Nia

Nia,

I'm so glad that you were able to find a way to believe that it wouldn't always feel like you were set up for pain and heartbreak. All those times when it felt like the hurt and pain would consume you, when you cried till you couldn't cry any more, and would wake up and go to school with swollen eyes. All those times you felt misunderstood, misplaced, unappreciated, at home, amongst those you happened to be around at school. The struggle to understand what friendship meant. Was it hanging out with people over break time? Sleepovers? Weekend hangouts? You were always in search for a deeper meaning of, well, everything. "Too mature for your age." You felt so lonely, even around people. Was something wrong with you, you wondered. You tried the rebellious thing as a teenager, and found some solace of sorts in that...but even that wasn't enough.  And the many times you wanted to talk back, fight back, and the words just wouldn't leave your mouth. More hurt, more pain, more tears. It was scary, it was lonely. Pain became a familiar companion as you searched for a sense of belonging, a place to belong.

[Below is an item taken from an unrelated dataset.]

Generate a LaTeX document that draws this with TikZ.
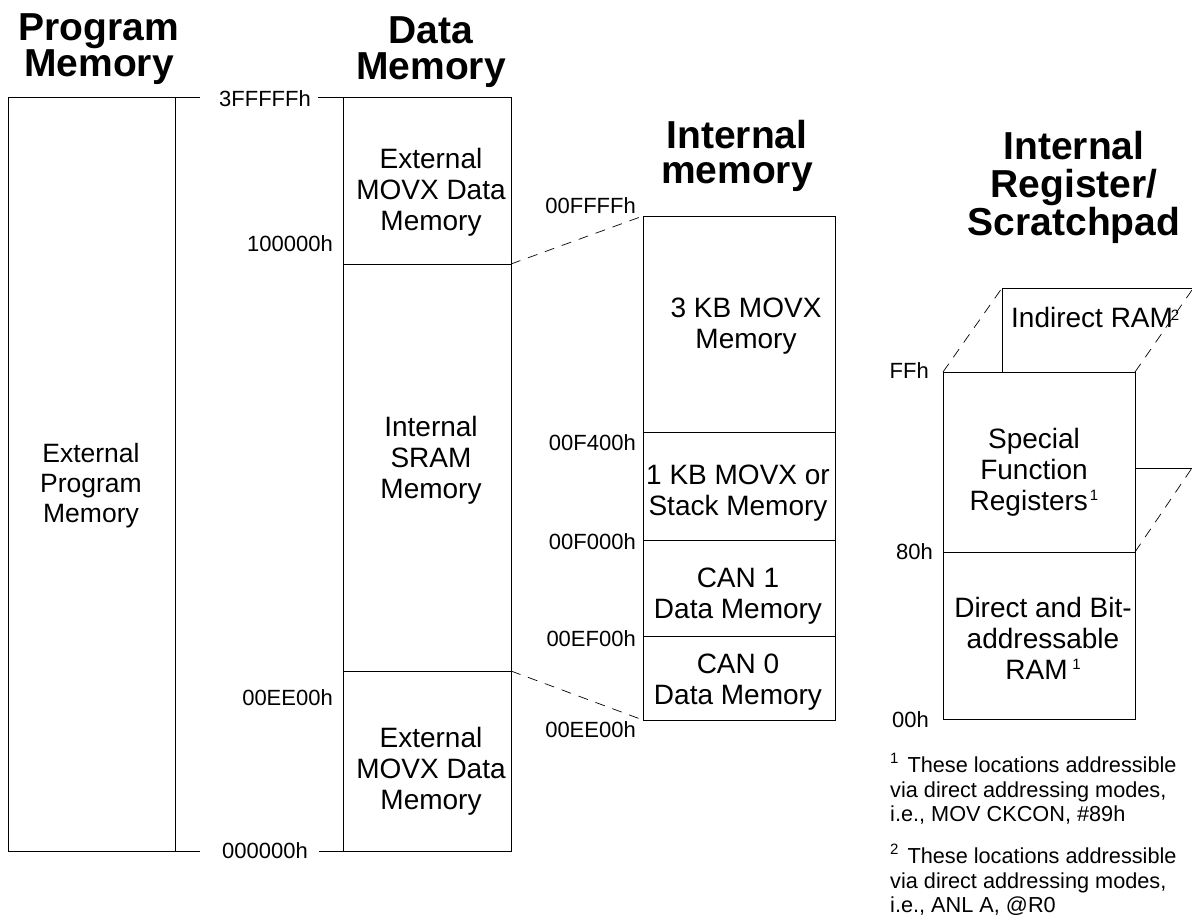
\documentclass[tikz,border=0pt]{standalone}
\usepackage{fontspec}
\setmainfont{Liberation Sans}
\tikzset{
  px/.style={x=1pt,y=-1pt},
  box/.style={draw=black,line width=0.9pt,inner sep=0,outer sep=0,anchor=north west},
  lbl/.style={font=\fontsize{28}{31}\selectfont,align=center,inner sep=0},
  addr/.style={font=\fontsize{22}{24}\selectfont,inner sep=0},
  head/.style={font=\fontsize{39}{35.5}\selectfont\bfseries,align=center,inner sep=0},
  note/.style={font=\fontsize{21.7}{24.6}\selectfont,align=left,inner sep=0,anchor=north west},
  wire/.style={line width=0.9pt},
  dashline/.style={line width=0.7pt,dash pattern=on 10pt off 8pt}
}
\newcommand{\rbox}[5]{\node[box,minimum width=#4pt,minimum height=#5pt] (#1) at (#2,#3) {};}
\newcommand{\smallsup}[1]{\raisebox{10pt}{\fontsize{15}{15}\selectfont #1}}
\newcommand{\notesup}[1]{\raisebox{9pt}{\fontsize{15}{15}\selectfont #1}\kern9pt}
\begin{document}
\begin{tikzpicture}[px]
\useasboundingbox (0,0) rectangle (1192,918);
% headings
\node[head] (h1) at (99,49) {Program\\Memory};
\node[head] (h2) at (431,52) {Data\\Memory};
\node[head] (h3) at (737,156) {Internal\\memory};
\node[head,font=\fontsize{39}{38}\selectfont\bfseries] (h4) at (1074,187) {Internal\\Register/\\Scratchpad};
% program memory
\rbox{pm}{8}{97}{167}{754}
\node[lbl,font=\fontsize{26.5}{30}\selectfont] at (91,486) {External\\Program\\Memory};
% data memory
\rbox{dm1}{343}{97}{168}{167}
\rbox{dm2}{343}{264}{168}{407}
\rbox{dm3}{343}{671}{168}{180}
\node[lbl] at (431,192) {External\\MOVX Data\\Memory};
\node[lbl] at (431,460) {Internal\\SRAM\\Memory};
\node[lbl] at (431,771) {External\\MOVX Data\\Memory};
% addresses and joining lines
\node[addr] (a3f) at (265,99) {3FFFFFh};
\node[addr] (a00) at (265,851) {000000h};
\coordinate (t1) at (200,97);
\coordinate (t2) at (318,97);
\coordinate (b1) at (200,851);
\coordinate (b2) at (319,851);
\draw[wire] (pm.north east) -- (t1);
\draw[wire] (t2) -- (dm1.north west);
\draw[wire] (pm.south east) -- (b1);
\draw[wire] (b2) -- (dm3.south west);
\node[addr,anchor=east] at (333,244) {100000h};
\node[addr,anchor=east] at (333,698) {00EE00h};
% internal memory
\rbox{im1}{643}{216}{192}{216}
\rbox{im2}{643}{432}{192}{108}
\rbox{im3}{643}{540}{192}{96}
\rbox{im4}{643}{636}{192}{84}
\node[lbl] at (746,326) {3 KB MOVX\\Memory};
\node[lbl] at (738,493) {1 KB MOVX or\\Stack Memory};
\node[lbl] at (738,596) {CAN 1\\Data Memory};
\node[lbl] at (738,682) {CAN 0\\Data Memory};
\node[addr,anchor=east] at (636,206) {00FFFFh};
\node[addr,anchor=east] at (636,443) {00F400h};
\node[addr,anchor=east] at (636,542) {00F000h};
\node[addr,anchor=east] at (636,639) {00EF00h};
\node[addr,anchor=east] at (636,730) {00EE00h};
\draw[dashline] (dm2.north east) -- (im1.north west);
\draw[dashline] (dm3.north east) -- (im4.south west);
% scratchpad
\rbox{sfr}{943}{372}{192}{180}
\rbox{dir}{943}{552}{192}{167}
\node[lbl] at (1034,472) {Special\\Function\\Registers\kern2pt\smallsup{1}};
\node[lbl] at (1043,638) {Direct and Bit-\\addressable\\RAM\,\smallsup{1}};
\node[addr,anchor=east] at (929,371) {FFh};
\node[addr,anchor=east] at (933,552) {80h};
\node[addr,anchor=east] at (929,720) {00h};
% indirect RAM
\coordinate (indtl) at (1002,288);
\coordinate (indtr) at (1192,288);
\coordinate (indbl) at (1002,372);
\coordinate (indd) at (1192,290);
\coordinate (sfre) at (1192,468);
\coordinate (sfrm) at (1135,468);
\draw[wire] (indbl) -- (indtl) -- (indtr);
\draw[dashline] (sfr.north west) -- (indtl);
\draw[dashline] (sfr.north east) -- (indd);
\draw[wire] (sfrm) -- (sfre);
\draw[dashline] (sfr.south east) -- (sfre);
\node[lbl,anchor=west] at (1011,317) {Indirect RAM};
\node[font=\fontsize{15}{15}\selectfont,inner sep=0] at (1175,315) {2};
% notes
\node[note] at (890,753) {\notesup{1}These locations addressible\\via direct addressing modes,\\i.e., MOV CKCON, \#89h};
\node[note] at (890,844) {\notesup{2}These locations addressible\\via direct addressing modes,\\i.e., ANL A, @R0};
\end{tikzpicture}
\end{document}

Funny how things play out. How that pain and struggle to understand everything beyond face value. God. Family. Friends. Beauty. Dreams and Desires. Career paths. A lot of it seemed already decided for you. It didn't make sense. "God created everything...but who created God?" No one could answer. Why a doctor or lawyer, and not a musician?   "Because you have the grades, because that's where the money is." Those answers just didn't make sense. So you found a way to guard a space to think and ask, and to imagine for yourself what you wanted. Then you started to push back, to fight back, slowly. It was so difficult, but so relieving. You learnt, amidst the pain and confusion, to guard your thinking, your curiosity. Baby girl, that has turned out to be your greatest strength.

You learned to manage your expectations, not to wait on anyone to anticipate your needs--whether parents, siblings, friends, frenemies, colleagues, lovers--you are not ashamed to say what you want, and how you want it. Sure, it's still uncomfortable, but one day, something clicked. Much as it seems and continues to seem that the world favours some more than others, that some get all the attention, what they want -- birthday surprises, the latest cool thing in Spice magazine, the latest TLC album--that didn't always make them happy. It was so interesting to learn that, by their own confession. Those weren't the things that guaranteed happiness or satisfaction. They still aren't. 

And now here you are. Content. The age-old cliché proving true: what doesn't kill you...(and many times you wished death upon yourself). You are strong. You know it, others know it and call it out. You don't seek contentment or happiness in people or things, they enhance what's within you. You love your solitude, perhaps too much. You don't do dependency well, but you are learning that it's ok to rely on others for care, companionship and even love. It's ok to let people care for you, even though it felt for the longest time that no one really cared. You still hurt, you still struggle. You don't yet have all the answers. You still struggle with friendship, with love. You find it easy to give, but not to receive. And you are still scared. But you have a tougher heart, and strong resolve to not only survive, but also to thrive. You made it. You are making it. It gets better, though not necessarily easier. You are marching on. And you are beautiful, you see it now. :)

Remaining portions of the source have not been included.